* Do this
Omit pictures and quote the listing below line by line, from its start through the line that holds "(1126,278) rectangle (1284,815);".

* Provided material
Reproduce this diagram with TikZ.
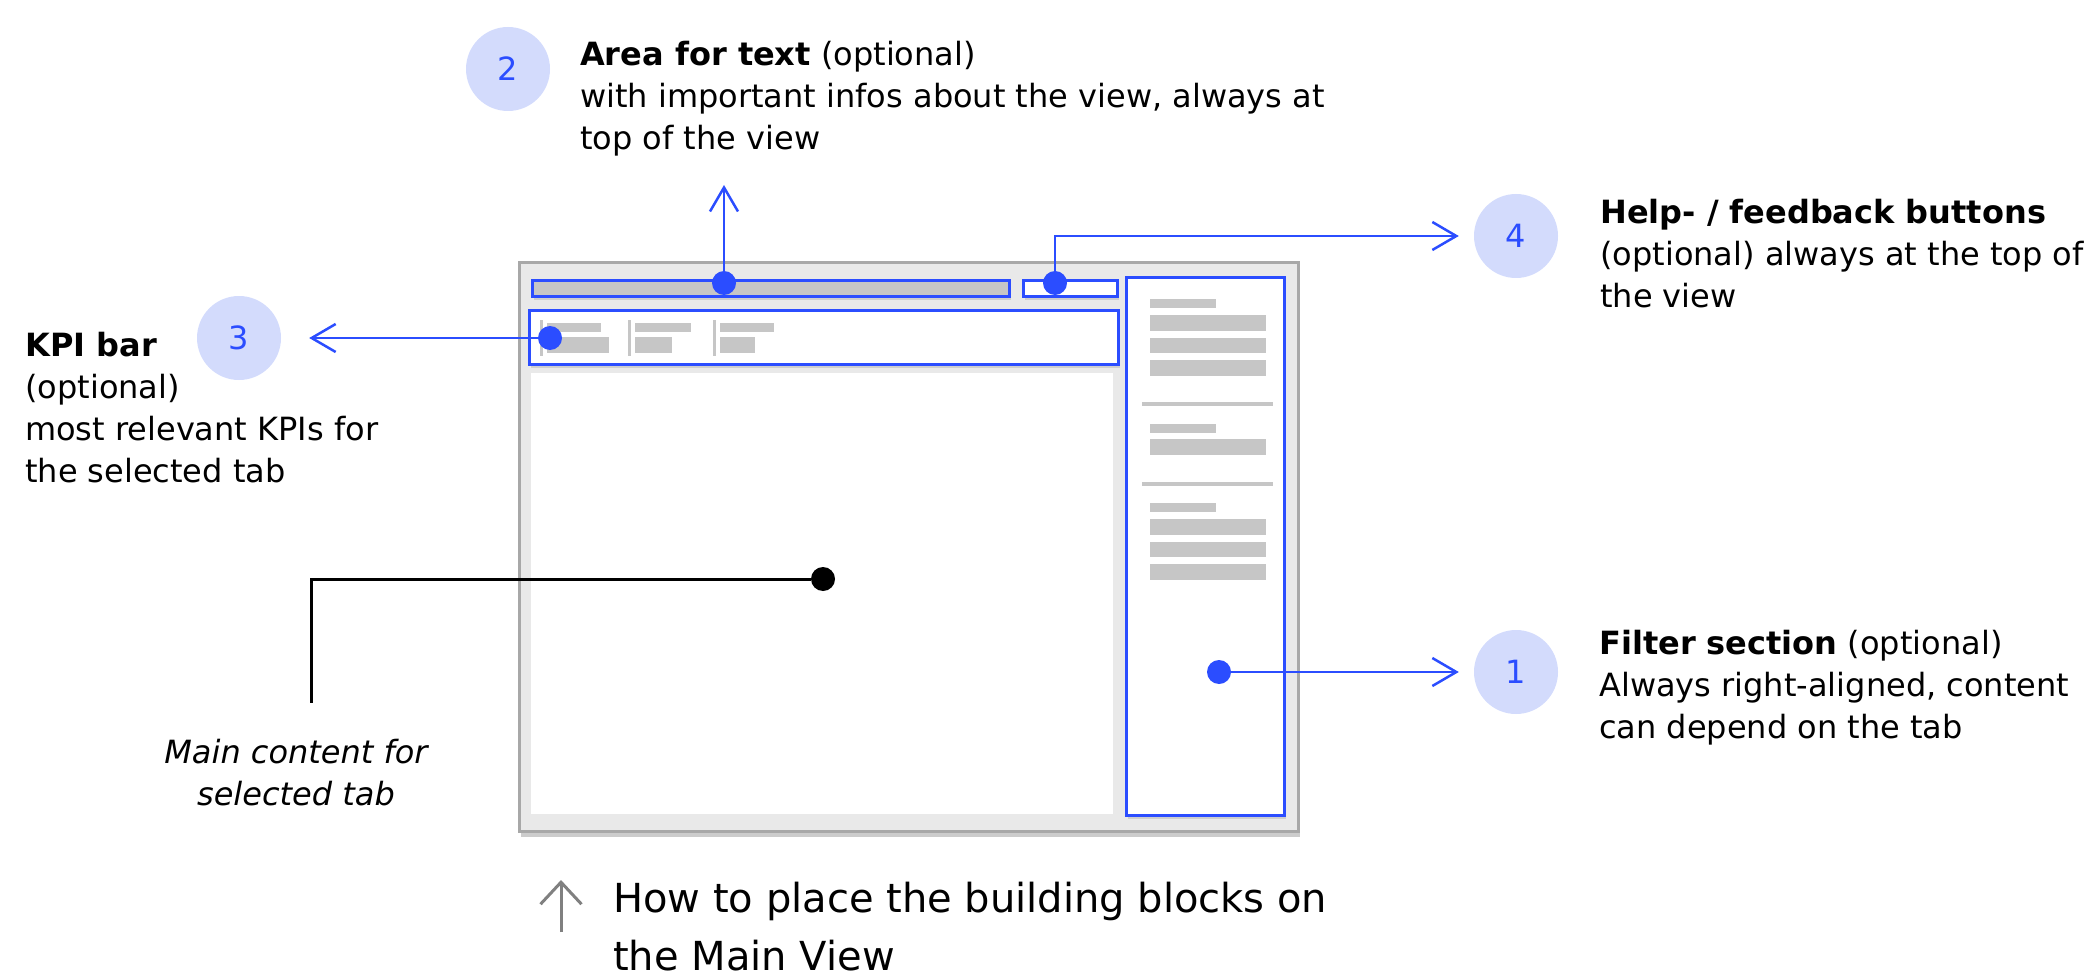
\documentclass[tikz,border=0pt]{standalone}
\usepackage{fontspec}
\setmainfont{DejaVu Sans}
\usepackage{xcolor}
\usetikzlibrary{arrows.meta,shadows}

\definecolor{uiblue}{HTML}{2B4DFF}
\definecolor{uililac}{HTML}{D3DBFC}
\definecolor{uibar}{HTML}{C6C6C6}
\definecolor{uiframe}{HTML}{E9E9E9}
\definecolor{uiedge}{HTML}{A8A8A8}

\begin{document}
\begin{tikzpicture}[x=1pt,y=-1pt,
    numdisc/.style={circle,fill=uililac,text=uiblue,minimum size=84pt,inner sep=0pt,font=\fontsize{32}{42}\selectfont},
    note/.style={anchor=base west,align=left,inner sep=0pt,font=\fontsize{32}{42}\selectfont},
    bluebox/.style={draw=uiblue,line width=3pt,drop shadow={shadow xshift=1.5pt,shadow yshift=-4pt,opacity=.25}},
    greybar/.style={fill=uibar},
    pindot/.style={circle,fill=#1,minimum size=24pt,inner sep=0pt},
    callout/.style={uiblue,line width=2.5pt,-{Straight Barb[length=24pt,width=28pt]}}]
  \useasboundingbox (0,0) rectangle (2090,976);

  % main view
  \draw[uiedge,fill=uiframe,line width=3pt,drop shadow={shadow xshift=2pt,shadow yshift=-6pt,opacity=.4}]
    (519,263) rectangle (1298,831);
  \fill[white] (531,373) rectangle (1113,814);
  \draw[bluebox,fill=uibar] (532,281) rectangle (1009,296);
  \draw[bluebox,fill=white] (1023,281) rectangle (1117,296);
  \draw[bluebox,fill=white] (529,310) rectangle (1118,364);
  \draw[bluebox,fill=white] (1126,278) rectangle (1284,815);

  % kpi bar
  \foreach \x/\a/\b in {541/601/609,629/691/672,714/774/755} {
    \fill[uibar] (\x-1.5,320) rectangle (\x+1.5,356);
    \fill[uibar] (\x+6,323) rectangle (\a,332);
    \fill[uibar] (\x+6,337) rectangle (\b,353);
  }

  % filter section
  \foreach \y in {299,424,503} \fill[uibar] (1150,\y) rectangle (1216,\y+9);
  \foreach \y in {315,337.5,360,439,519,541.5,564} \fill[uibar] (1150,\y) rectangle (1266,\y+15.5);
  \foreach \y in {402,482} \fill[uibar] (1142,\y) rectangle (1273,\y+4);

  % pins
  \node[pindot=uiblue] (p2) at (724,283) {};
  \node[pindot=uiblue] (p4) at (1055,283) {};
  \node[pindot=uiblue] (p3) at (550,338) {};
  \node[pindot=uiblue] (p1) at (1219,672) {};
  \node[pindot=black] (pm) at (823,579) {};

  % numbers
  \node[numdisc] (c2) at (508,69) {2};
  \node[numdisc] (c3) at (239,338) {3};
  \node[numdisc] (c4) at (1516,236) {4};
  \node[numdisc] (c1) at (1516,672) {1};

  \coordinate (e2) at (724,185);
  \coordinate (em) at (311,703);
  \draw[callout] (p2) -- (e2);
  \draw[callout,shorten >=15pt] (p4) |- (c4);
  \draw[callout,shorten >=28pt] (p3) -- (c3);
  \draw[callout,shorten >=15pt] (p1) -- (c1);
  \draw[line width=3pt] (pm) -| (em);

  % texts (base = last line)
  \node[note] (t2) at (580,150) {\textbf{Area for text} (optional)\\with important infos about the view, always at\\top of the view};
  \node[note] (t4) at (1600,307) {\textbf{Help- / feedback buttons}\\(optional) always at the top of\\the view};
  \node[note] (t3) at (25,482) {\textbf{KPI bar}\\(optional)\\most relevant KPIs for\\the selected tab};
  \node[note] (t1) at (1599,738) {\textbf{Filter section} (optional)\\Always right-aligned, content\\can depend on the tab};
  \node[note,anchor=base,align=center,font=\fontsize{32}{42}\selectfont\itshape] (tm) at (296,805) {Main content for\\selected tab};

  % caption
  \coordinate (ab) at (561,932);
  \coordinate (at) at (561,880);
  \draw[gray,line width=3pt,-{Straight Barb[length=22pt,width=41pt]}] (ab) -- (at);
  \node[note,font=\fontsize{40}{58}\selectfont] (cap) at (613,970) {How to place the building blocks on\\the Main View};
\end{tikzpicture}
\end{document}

* The response
Reproduce this diagram with TikZ.
\documentclass[tikz,border=0pt]{standalone}
\usepackage{fontspec}
\setmainfont{DejaVu Sans}
\usepackage{xcolor}
\usetikzlibrary{arrows.meta,shadows}

\definecolor{uiblue}{HTML}{2B4DFF}
\definecolor{uililac}{HTML}{D3DBFC}
\definecolor{uibar}{HTML}{C6C6C6}
\definecolor{uiframe}{HTML}{E9E9E9}
\definecolor{uiedge}{HTML}{A8A8A8}

\begin{document}
\begin{tikzpicture}[x=1pt,y=-1pt,
    numdisc/.style={circle,fill=uililac,text=uiblue,minimum size=84pt,inner sep=0pt,font=\fontsize{32}{42}\selectfont},
    note/.style={anchor=base west,align=left,inner sep=0pt,font=\fontsize{32}{42}\selectfont},
    bluebox/.style={draw=uiblue,line width=3pt,drop shadow={shadow xshift=1.5pt,shadow yshift=-4pt,opacity=.25}},
    greybar/.style={fill=uibar},
    pindot/.style={circle,fill=#1,minimum size=24pt,inner sep=0pt},
    callout/.style={uiblue,line width=2.5pt,-{Straight Barb[length=24pt,width=28pt]}}]
  \useasboundingbox (0,0) rectangle (2090,976);

  % main view
  \draw[uiedge,fill=uiframe,line width=3pt,drop shadow={shadow xshift=2pt,shadow yshift=-6pt,opacity=.4}]
    (519,263) rectangle (1298,831);
  \fill[white] (531,373) rectangle (1113,814);
  \draw[bluebox,fill=uibar] (532,281) rectangle (1009,296);
  \draw[bluebox,fill=white] (1023,281) rectangle (1117,296);
  \draw[bluebox,fill=white] (529,310) rectangle (1118,364);
  \draw[bluebox,fill=white] (1126,278) rectangle (1284,815);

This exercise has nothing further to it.